Of Buhari’s presidency so far, one thing is clear: the pace is inversely proportional to the quantum of public anger bred by decades of horrible post-colonial leadership. And at no time is this sense of indignation and cynicism more intense than in the last sixteen years.
But surprisingly, whether in the social, political and economic sphere, none of the actions so far taken under this government appears far-reaching enough to clear the trauma of accumulated rage and disillusionment tormenting the people of this beleaguered country.
Buhari has indicated that he wants to be seen as operating from a clean slate. But truth is there are some pasts he cannot afford to let go. For the kind of devious democracy that Nigeria and most developing countries practise, a well-intentioned leader like him would need to unleash some measure of favourable dictatorship over time for a semblance of genuine democracy to be attained.
Such dictatorships, while not threatening the corporate entity, should instantly send a clear message that the era of impunity, the unacceptable era of “anything goes,” is indeed over. Unfortunately, that has yet to happen in one month of the Buhari administration.
For instance, consider the pressing issue of ensuring the integrity of our elections. Isn’t it shocking that for all the reverberating shame brought on to Nigeria by the scandalous electoral manipulation of the 2014 Ekiti governorship election perpetrated by high-ranking military officers and top PDP politicians and government officials, Buhari seems not to be outraged? For goodness sake, what is our president waiting for?
For a government that waved the banner of change to get the people’s vote, a government in which the people are virtually drowning in the official sputum of “it’s not longer going to be business as usual,” you would expect Buhari, himself a certified victim of serial electoral fraud under the verminous PDP governments, not to waste one second in demonstrating that change is indeed here. In other words, by now, Buhari is supposed to have rounded up all those whose names featured in the Ekitigate scandal and brought them to justice.
A government that truly hopes to be believed as it reels out that endless chant of change or “no business as usual,” ought to have dismissed the top hierarchy of the military and the police which operated alongside sponsored party thugs as the armed wing of the PDP.
By now, the trial of the Chief of Army Staff, his pitiable man Friday, Brigadier-General Aliyu Momoh and the foot soldiers, as well as all the politicians and government officials implicated in rigging the election for PDP ought to have commenced, with Captain Sagir Koli ferried in from wherever he is exiling as key witness. A final nail should be on the way to being hammered on the coffin of election rigging in this country, and Buhari should quickly start from Ekiti. This society deserves no less.

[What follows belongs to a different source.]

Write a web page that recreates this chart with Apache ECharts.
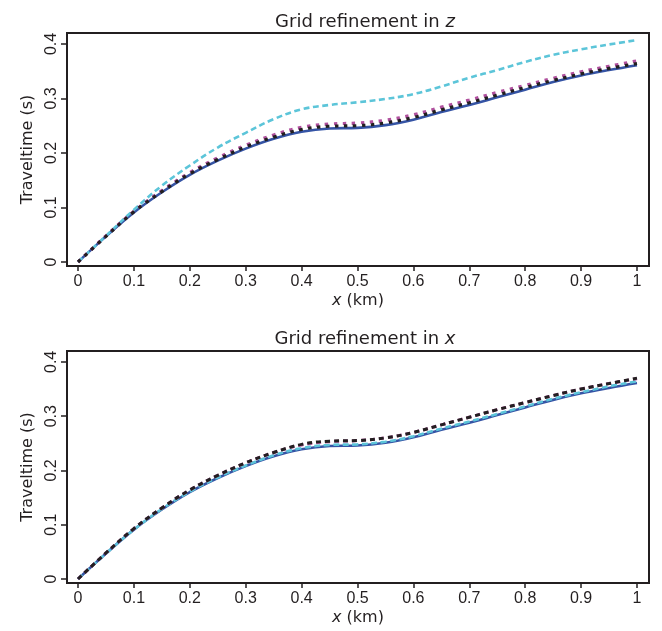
<!DOCTYPE html>
<html>
<head>
<meta charset="utf-8">
<script src="https://cdn.jsdelivr.net/npm/echarts@6/dist/echarts.min.js"></script>
<style>
html,body{margin:0;padding:0;background:#fff;}
#c{width:662px;height:631px;}
</style>
</head>
<body>
<div id="c"></div>
<script>
// ---- data ----
const xs = [0,0.05,0.1,0.15,0.2,0.25,0.3,0.35,0.4,0.45,0.5,0.55,0.6,0.65,0.7,0.75,0.8,0.85,0.9,0.95,1];

// Top panel: grid refinement in z
const blueZ    = [0,0.047,0.091,0.128,0.160,0.186,0.208,0.226,0.239,0.245,0.246,0.251,0.261,0.275,0.288,0.302,0.316,0.330,0.342,0.352,0.361];
const cyanZ    = [0,0.048,0.096,0.140,0.177,0.210,0.237,0.262,0.280,0.288,0.293,0.299,0.308,0.322,0.338,0.352,0.367,0.380,0.390,0.399,0.407];
const magentaZ = [0,0.048,0.093,0.131,0.164,0.191,0.214,0.233,0.247,0.253,0.255,0.260,0.270,0.284,0.297,0.311,0.324,0.337,0.349,0.359,0.369];
const blackZ   = [0,0.047,0.092,0.129,0.162,0.188,0.211,0.229,0.243,0.249,0.250,0.255,0.265,0.279,0.292,0.306,0.320,0.333,0.345,0.355,0.364];

// Bottom panel: grid refinement in x
const blueX    = [0,0.047,0.091,0.128,0.160,0.186,0.208,0.226,0.239,0.245,0.246,0.251,0.261,0.275,0.288,0.302,0.316,0.330,0.342,0.352,0.361];
const cyanX    = [0,0.047,0.091,0.129,0.161,0.187,0.209,0.228,0.241,0.247,0.248,0.253,0.263,0.277,0.290,0.304,0.318,0.332,0.344,0.355,0.364];
const magentaX = [0,0.048,0.093,0.131,0.164,0.191,0.214,0.233,0.247,0.253,0.255,0.260,0.270,0.284,0.298,0.312,0.325,0.338,0.350,0.360,0.369];
const blackX   = [0,0.048,0.093,0.131,0.164,0.191,0.214,0.233,0.248,0.254,0.255,0.260,0.270,0.284,0.298,0.312,0.325,0.338,0.350,0.360,0.370];

const xTicks = [0,0.1,0.2,0.3,0.4,0.5,0.6,0.7,0.8,0.9,1];
const yTicks = [0,0.1,0.2,0.3,0.4];
const titles = ['Grid refinement in ', 'Grid refinement in '];
const titleVars = ['z', 'x'];

// ---- chart ----
const pairs = ys => xs.map((x,i)=>[x, ys[i]]);
const FONT = 'DejaVu Sans';
const TICKFONT = 'Liberation Sans';
const INK = '#231f20';
const C = {blue:'#3554a5', cyan:'#5cc5d9', magenta:'#b0509e', black:'#231f20'};

function xAxisDef(gi){
  return {
    type:'value', gridIndex:gi, min:-0.0197, max:1.0215,
    axisLine:{show:false, onZero:false},
    splitLine:{show:false},
    axisTick:{show:true, customValues:xTicks, length:5, lineStyle:{color:INK, width:1.5}},
    axisLabel:{customValues:xTicks, margin:8, color:INK, fontFamily:TICKFONT, fontSize:16},
    name:'{i|x} (km)', nameLocation:'middle', nameGap:27,
    nameTextStyle:{color:INK, fontFamily:FONT, fontSize:16, rich:{i:{fontStyle:'italic', fontFamily:FONT, fontSize:16, color:INK}}}
  };
}
function yAxisDef(gi){
  return {
    type:'value', gridIndex:gi, min:-0.0073, max:0.42,
    axisLine:{show:false, onZero:false},
    splitLine:{show:false},
    axisTick:{show:true, customValues:yTicks, length:6, lineStyle:{color:INK, width:1.5}},
    axisLabel:{customValues:yTicks, margin:7, rotate:90, color:INK, fontFamily:TICKFONT, fontSize:16},
    name:'Traveltime (s)', nameLocation:'middle', nameGap:29,
    nameTextStyle:{color:INK, fontFamily:FONT, fontSize:16}
  };
}
function ser(gi, ys, color, width, type, z){
  return {
    type:'line', xAxisIndex:gi, yAxisIndex:gi, data:pairs(ys), smooth:0.4,
    showSymbol:false, symbol:'none', z:z,
    lineStyle:{color:color, width:width, type:type, cap:'butt'}
  };
}

const chart = echarts.init(document.getElementById('c'), null, {renderer:'canvas'});
chart.setOption({
  animation:false,
  backgroundColor:'#ffffff',
  title:[
    {text:titles[0]+'{i|'+titleVars[0]+'}', left:360, top:8, textAlign:'center',
     textStyle:{color:INK, fontFamily:FONT, fontSize:18, fontWeight:'normal', rich:{i:{fontStyle:'italic', fontFamily:FONT, fontSize:18, color:INK}}}},
    {text:titles[1]+'{i|'+titleVars[1]+'}', left:360, top:325, textAlign:'center',
     textStyle:{color:INK, fontFamily:FONT, fontSize:18, fontWeight:'normal', rich:{i:{fontStyle:'italic', fontFamily:FONT, fontSize:18, color:INK}}}}
  ],
  grid:[
    {left:67, top:33, width:582, height:233, show:true, borderColor:INK, borderWidth:2, backgroundColor:'transparent'},
    {left:67, top:351, width:582, height:232, show:true, borderColor:INK, borderWidth:2, backgroundColor:'transparent'}
  ],
  xAxis:[xAxisDef(0), xAxisDef(1)],
  yAxis:[yAxisDef(0), yAxisDef(1)],
  series:[
    ser(0, blueZ, C.blue, 2.6, 'solid', 2),
    ser(0, cyanZ, C.cyan, 2.6, [6,3.5], 3),
    ser(0, magentaZ, C.magenta, 3.2, [3.5,5.5], 4),
    ser(0, blackZ, C.black, 3.2, [3.5,5.5], 5),
    ser(1, blueX, C.blue, 2.6, 'solid', 2),
    ser(1, cyanX, C.cyan, 2.6, [6,3.5], 3),
    ser(1, magentaX, C.magenta, 3.0, [5,4], 4),
    ser(1, blackX, C.black, 3.0, [5,4], 5)
  ]
});
</script>
</body>
</html>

Not forgetting the ignoble role played by men and women of the State Security Service, a government truly primed for change should this moment be getting thumbs-up and a pat in the back for using its symbolic broom to sweep away all the undesirable elements who, together with a section of the military, did everything to squelch the APC and carried on as if PDP was the best thing to happen to Nigeria.
This is not about vendetta, or heating up the polity unnecessarily. As they say, to make an omelette eggs must be broken. The signal for a re-energized culture of accountability ought to have been out there from the first day of Buhari’s government through firm actions. This government should really awaken people to the fact that for every wrong action there would be consequences, in contrast to what obtained under the PDP. And Examples abound. The police officers fingered in the extra-judicial murder of Mohammed Yusuf, the Boko Haram founder, should be fished out now, under this government, and made to face the law.
The same treatment should be meted out to Sam Chukwu, the controversial police officer, fugitive of the law linked with high-profile kidnapping and murder. Chukwu went underground and got protection from his superiors when the Enugu State Ministry of Justice linked him with the 2009 kidnap and subsequent murder of Lota Ezeudu, a second year student of accountancy at the University of Nigeria Nsukka.
Surprisingly late last year, Chukwu was promoted to the rank of Assistant Commissioner of Police by the Police Service Commission headed by former Inspector-General of Police, Mike Okiro. Such a character should not be in the police, not to talk of circulating in a normal society.
And just about a week ago under the watch of this government, one Bernard Ogedegbe of Ethiope West Local Government of Delta State, was said to have been murdered by soldiers of the 19th Battalion, Koko Military Base, who are said to be engaged in extortions, torture and working hand in hand with criminal gangs in the area. Ogedegbe was said to have been killed for informing the police about the criminal gang operating in this area.
In all these cases, nobody has returned a guilty verdict on anyone yet. Buhari and his APC government should promptly show to Nigerians that though they inherited quite a healthy sum of PDP members, this administration is by far different from PDP’s. All the people or groups identified with these brutal killings must be arrested and brought to book immediately. It is the least Buhari can do to show that the APC dog – unlike the PDP’s – can hunt, and bite. That is the true meaning of change.